Transcribe only the part of the material below that begins at the line containing "Reproduce this chart with matplotlib." and ends at the line containing "dates = pd.date_range(START, periods=len(RATIO), freq='D')", with both kept and images left out.

## Data shown
— start —

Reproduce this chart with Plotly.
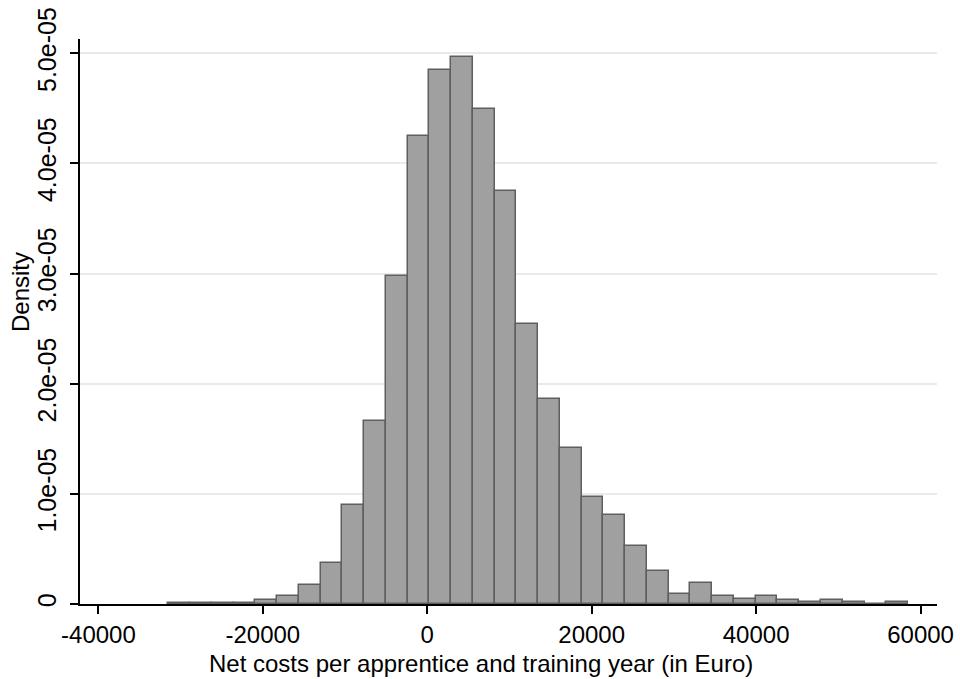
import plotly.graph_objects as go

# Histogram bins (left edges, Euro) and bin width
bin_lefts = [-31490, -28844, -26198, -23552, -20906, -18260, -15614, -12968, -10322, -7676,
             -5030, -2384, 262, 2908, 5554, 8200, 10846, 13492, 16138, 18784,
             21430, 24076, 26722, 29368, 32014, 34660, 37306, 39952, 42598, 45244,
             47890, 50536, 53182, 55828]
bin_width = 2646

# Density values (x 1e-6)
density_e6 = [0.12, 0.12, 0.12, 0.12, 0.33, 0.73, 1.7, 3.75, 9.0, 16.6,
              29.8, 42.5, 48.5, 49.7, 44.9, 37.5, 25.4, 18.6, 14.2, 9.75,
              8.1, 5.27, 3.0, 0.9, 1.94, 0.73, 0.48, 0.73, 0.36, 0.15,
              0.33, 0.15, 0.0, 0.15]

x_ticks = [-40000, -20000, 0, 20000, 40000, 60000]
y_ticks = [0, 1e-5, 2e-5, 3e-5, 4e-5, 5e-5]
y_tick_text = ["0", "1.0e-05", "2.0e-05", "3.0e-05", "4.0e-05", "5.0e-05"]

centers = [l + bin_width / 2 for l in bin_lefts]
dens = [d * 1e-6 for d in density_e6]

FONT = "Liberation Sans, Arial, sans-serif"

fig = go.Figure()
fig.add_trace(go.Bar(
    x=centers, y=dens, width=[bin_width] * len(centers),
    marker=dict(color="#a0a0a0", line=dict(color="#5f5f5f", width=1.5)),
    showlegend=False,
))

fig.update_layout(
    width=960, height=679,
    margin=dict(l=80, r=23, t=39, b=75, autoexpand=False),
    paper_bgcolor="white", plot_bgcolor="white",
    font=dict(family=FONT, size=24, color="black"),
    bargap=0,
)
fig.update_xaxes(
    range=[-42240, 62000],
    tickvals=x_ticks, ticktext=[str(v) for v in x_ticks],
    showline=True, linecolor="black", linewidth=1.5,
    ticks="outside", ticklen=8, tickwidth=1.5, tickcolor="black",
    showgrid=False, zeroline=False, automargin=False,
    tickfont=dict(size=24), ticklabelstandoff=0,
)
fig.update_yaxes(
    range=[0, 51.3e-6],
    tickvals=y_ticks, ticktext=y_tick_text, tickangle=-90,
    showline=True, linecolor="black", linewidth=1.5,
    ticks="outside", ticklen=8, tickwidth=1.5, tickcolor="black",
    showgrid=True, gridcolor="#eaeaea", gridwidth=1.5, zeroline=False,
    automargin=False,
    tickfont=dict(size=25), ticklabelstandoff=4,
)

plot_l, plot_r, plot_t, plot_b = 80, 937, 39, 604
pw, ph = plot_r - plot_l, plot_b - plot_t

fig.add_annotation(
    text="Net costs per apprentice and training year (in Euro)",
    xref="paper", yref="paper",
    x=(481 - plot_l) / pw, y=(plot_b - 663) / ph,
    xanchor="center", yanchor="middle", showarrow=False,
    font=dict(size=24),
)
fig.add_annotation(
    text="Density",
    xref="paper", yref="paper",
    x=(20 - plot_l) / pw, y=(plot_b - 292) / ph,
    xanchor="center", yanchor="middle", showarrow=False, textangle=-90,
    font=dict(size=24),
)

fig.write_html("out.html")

— end —
— start —

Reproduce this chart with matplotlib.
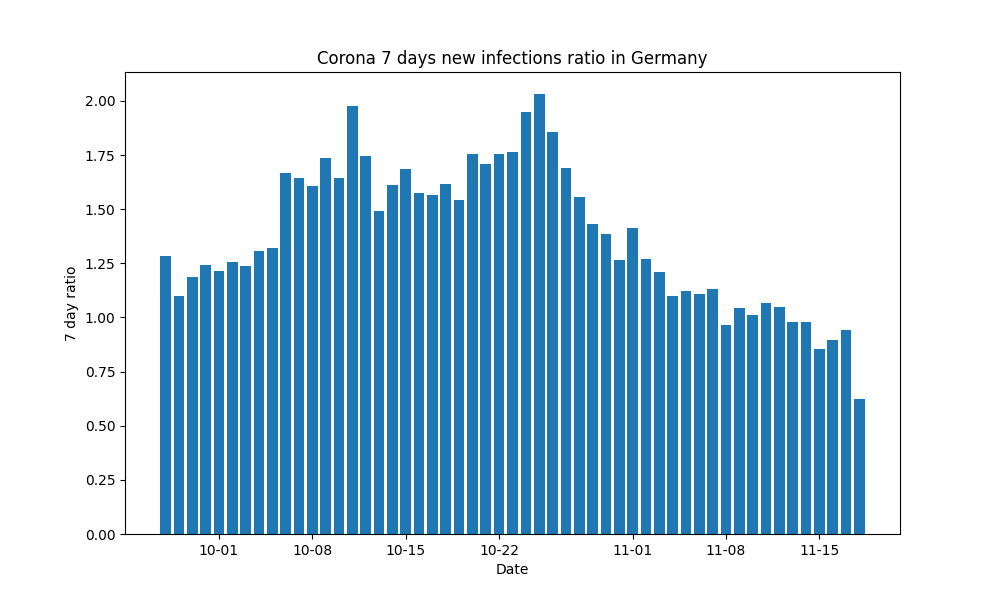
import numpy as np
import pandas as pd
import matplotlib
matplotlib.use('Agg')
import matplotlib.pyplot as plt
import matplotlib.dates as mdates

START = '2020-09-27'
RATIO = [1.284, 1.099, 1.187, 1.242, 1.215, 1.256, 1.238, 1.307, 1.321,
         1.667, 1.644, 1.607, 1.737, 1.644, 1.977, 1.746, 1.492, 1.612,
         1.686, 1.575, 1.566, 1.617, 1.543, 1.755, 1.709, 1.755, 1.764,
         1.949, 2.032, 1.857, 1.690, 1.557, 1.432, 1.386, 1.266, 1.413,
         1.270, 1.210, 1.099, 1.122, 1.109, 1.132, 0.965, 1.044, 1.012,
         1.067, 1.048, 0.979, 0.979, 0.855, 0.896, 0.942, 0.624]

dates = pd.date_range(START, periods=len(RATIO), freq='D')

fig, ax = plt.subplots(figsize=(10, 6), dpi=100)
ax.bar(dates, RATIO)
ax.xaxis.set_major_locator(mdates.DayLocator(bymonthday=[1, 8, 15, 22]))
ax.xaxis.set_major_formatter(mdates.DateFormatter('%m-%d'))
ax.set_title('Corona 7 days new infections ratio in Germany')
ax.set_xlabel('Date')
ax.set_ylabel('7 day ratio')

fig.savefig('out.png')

— end —
— start —

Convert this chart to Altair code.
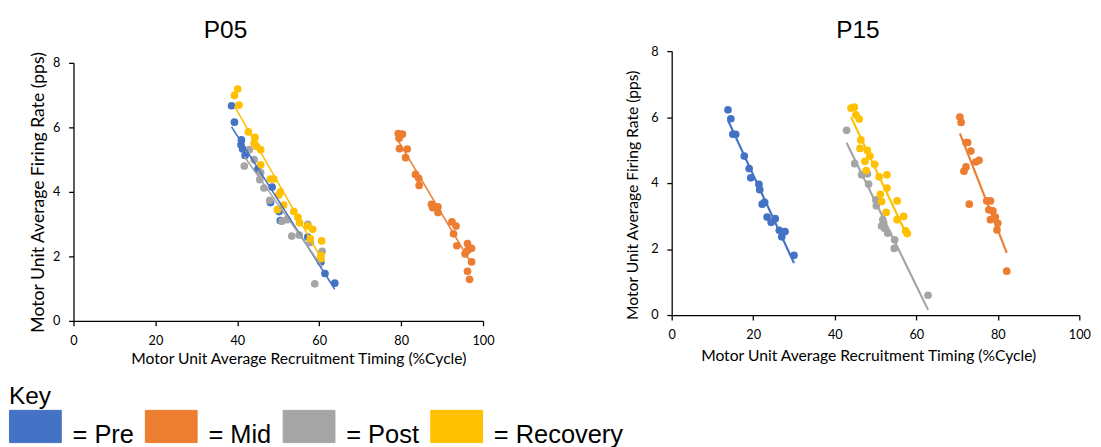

— end —

## Response to the exercise
Reproduce this chart with matplotlib.
import numpy as np
import pandas as pd
import matplotlib
matplotlib.use('Agg')
import matplotlib.pyplot as plt
import matplotlib.dates as mdates

START = '2020-09-27'
RATIO = [1.284, 1.099, 1.187, 1.242, 1.215, 1.256, 1.238, 1.307, 1.321,
         1.667, 1.644, 1.607, 1.737, 1.644, 1.977, 1.746, 1.492, 1.612,
         1.686, 1.575, 1.566, 1.617, 1.543, 1.755, 1.709, 1.755, 1.764,
         1.949, 2.032, 1.857, 1.690, 1.557, 1.432, 1.386, 1.266, 1.413,
         1.270, 1.210, 1.099, 1.122, 1.109, 1.132, 0.965, 1.044, 1.012,
         1.067, 1.048, 0.979, 0.979, 0.855, 0.896, 0.942, 0.624]

dates = pd.date_range(START, periods=len(RATIO), freq='D')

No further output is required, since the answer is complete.